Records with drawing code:
____________________

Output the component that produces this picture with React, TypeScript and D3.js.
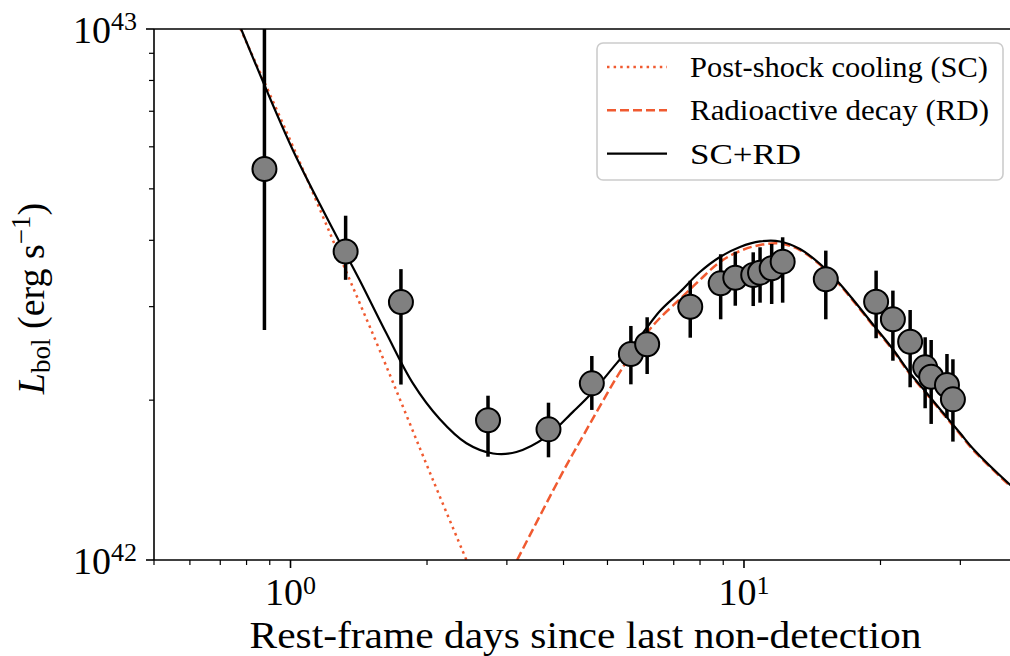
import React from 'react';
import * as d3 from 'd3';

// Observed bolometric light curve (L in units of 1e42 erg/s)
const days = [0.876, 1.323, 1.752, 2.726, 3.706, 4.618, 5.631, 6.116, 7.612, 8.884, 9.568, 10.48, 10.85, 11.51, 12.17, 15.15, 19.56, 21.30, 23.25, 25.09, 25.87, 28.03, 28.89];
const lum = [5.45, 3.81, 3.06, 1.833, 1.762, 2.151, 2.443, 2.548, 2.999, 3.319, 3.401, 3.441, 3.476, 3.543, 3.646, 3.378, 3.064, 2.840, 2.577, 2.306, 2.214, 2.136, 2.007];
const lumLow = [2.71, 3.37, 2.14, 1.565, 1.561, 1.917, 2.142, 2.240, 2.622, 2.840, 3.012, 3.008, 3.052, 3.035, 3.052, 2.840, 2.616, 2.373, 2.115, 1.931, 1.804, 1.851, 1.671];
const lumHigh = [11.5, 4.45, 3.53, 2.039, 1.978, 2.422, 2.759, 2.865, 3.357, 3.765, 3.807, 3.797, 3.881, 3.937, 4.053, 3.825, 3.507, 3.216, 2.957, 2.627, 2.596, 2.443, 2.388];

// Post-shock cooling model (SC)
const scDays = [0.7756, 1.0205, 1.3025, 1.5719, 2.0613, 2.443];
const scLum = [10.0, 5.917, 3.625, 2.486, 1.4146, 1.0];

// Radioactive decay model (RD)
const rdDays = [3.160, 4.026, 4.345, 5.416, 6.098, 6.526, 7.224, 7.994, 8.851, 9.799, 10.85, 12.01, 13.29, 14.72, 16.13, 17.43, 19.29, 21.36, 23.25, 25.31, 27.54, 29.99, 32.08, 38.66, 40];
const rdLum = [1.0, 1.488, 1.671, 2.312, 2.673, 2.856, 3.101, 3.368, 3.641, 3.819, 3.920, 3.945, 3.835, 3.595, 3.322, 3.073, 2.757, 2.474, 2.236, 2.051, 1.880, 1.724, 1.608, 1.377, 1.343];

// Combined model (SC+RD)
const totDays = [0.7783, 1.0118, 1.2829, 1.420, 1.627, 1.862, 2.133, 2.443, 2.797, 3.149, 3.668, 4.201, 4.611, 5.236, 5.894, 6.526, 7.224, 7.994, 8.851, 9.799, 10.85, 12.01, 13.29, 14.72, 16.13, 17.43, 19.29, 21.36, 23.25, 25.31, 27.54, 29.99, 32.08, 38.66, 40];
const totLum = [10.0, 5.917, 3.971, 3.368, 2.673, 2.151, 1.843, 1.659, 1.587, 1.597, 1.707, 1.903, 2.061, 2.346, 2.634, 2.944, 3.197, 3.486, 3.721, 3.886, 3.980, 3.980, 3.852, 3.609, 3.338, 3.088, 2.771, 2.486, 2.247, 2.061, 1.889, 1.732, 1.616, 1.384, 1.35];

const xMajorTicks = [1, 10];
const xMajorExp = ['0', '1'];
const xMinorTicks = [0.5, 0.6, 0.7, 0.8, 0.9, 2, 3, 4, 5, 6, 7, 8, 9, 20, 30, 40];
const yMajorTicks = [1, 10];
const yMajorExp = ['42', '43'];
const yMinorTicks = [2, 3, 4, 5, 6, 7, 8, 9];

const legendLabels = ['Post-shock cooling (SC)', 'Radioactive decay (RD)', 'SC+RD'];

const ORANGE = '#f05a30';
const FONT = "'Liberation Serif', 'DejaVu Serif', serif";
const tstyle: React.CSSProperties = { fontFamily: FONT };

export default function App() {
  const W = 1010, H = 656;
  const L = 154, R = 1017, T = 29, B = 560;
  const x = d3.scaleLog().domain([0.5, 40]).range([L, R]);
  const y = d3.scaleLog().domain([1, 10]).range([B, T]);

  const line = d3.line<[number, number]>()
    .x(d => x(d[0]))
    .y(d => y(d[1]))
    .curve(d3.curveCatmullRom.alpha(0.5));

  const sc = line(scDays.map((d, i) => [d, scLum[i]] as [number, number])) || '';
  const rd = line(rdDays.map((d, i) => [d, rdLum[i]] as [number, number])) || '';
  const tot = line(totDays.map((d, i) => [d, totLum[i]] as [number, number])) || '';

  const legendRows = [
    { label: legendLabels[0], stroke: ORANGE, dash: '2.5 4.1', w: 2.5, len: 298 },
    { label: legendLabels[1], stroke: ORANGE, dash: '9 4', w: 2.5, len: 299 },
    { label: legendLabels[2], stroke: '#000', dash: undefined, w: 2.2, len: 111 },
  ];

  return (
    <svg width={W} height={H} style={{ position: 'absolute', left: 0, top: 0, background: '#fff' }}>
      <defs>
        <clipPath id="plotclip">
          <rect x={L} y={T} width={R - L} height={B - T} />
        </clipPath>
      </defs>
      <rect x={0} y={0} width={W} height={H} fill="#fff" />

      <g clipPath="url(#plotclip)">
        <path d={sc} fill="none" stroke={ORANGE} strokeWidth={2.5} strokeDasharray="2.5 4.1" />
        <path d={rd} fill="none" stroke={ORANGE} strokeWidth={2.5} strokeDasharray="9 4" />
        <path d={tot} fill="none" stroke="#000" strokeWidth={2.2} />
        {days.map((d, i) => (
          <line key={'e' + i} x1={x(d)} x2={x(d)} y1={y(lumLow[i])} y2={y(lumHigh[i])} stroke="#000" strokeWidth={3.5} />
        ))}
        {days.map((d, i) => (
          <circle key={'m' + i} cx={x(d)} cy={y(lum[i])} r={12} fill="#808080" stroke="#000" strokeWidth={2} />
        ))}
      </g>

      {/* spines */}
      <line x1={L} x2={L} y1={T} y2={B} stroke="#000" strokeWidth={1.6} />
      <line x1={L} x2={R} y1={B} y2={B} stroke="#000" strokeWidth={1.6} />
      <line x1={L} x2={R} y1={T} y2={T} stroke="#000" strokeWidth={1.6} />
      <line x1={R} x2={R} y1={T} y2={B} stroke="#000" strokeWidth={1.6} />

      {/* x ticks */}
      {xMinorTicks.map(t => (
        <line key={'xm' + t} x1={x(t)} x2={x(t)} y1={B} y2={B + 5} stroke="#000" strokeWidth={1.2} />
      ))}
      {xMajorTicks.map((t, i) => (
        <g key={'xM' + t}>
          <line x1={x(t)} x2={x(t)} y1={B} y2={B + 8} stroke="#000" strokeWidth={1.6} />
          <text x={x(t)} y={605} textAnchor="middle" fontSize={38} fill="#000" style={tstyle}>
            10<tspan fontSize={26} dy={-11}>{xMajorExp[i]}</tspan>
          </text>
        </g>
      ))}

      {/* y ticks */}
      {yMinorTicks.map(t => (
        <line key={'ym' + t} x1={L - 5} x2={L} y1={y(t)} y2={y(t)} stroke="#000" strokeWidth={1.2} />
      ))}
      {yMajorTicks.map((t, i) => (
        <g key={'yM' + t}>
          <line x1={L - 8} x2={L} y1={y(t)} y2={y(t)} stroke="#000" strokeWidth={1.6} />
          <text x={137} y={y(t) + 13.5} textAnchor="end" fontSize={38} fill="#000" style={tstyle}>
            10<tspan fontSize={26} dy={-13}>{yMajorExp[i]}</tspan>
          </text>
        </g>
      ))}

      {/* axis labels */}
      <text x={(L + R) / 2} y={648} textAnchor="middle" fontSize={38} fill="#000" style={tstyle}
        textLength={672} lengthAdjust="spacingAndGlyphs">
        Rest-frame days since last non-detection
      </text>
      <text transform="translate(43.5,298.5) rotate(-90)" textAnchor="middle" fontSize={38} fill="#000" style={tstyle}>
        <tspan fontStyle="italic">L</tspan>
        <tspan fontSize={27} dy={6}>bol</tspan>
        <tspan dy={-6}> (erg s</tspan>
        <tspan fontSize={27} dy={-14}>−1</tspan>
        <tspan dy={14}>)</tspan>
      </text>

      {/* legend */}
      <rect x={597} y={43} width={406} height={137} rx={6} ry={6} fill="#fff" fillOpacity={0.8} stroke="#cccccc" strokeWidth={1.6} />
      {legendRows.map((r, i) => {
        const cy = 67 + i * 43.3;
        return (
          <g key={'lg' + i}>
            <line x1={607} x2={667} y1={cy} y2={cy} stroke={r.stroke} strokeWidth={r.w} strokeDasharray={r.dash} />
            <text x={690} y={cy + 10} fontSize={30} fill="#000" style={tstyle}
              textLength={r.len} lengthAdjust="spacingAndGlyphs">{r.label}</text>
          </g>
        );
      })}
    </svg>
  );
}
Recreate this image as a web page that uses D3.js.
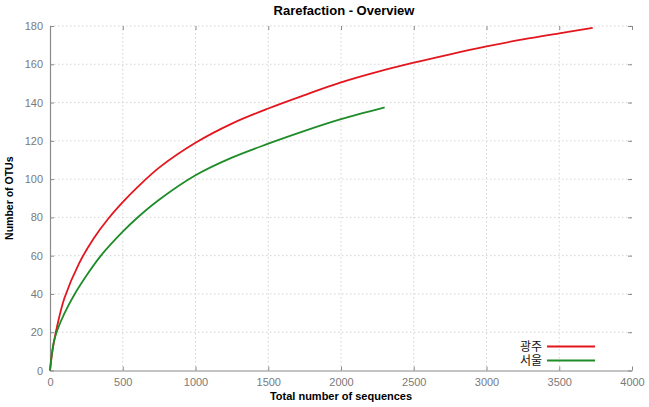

____________________

• [What the exercise asks] Leave the pictures out and repeat exactly the lines from the beginning of the records to the line bearing "const scLum = [10.0, 5.917, 3.625, 2.486, 1.4146, 1.0];", both ends counted.

• [Final answer]
Output the component that produces this picture with React, TypeScript and D3.js.
import React from 'react';
import * as d3 from 'd3';

// Observed bolometric light curve (L in units of 1e42 erg/s)
const days = [0.876, 1.323, 1.752, 2.726, 3.706, 4.618, 5.631, 6.116, 7.612, 8.884, 9.568, 10.48, 10.85, 11.51, 12.17, 15.15, 19.56, 21.30, 23.25, 25.09, 25.87, 28.03, 28.89];
const lum = [5.45, 3.81, 3.06, 1.833, 1.762, 2.151, 2.443, 2.548, 2.999, 3.319, 3.401, 3.441, 3.476, 3.543, 3.646, 3.378, 3.064, 2.840, 2.577, 2.306, 2.214, 2.136, 2.007];
const lumLow = [2.71, 3.37, 2.14, 1.565, 1.561, 1.917, 2.142, 2.240, 2.622, 2.840, 3.012, 3.008, 3.052, 3.035, 3.052, 2.840, 2.616, 2.373, 2.115, 1.931, 1.804, 1.851, 1.671];
const lumHigh = [11.5, 4.45, 3.53, 2.039, 1.978, 2.422, 2.759, 2.865, 3.357, 3.765, 3.807, 3.797, 3.881, 3.937, 4.053, 3.825, 3.507, 3.216, 2.957, 2.627, 2.596, 2.443, 2.388];

// Post-shock cooling model (SC)
const scDays = [0.7756, 1.0205, 1.3025, 1.5719, 2.0613, 2.443];
const scLum = [10.0, 5.917, 3.625, 2.486, 1.4146, 1.0];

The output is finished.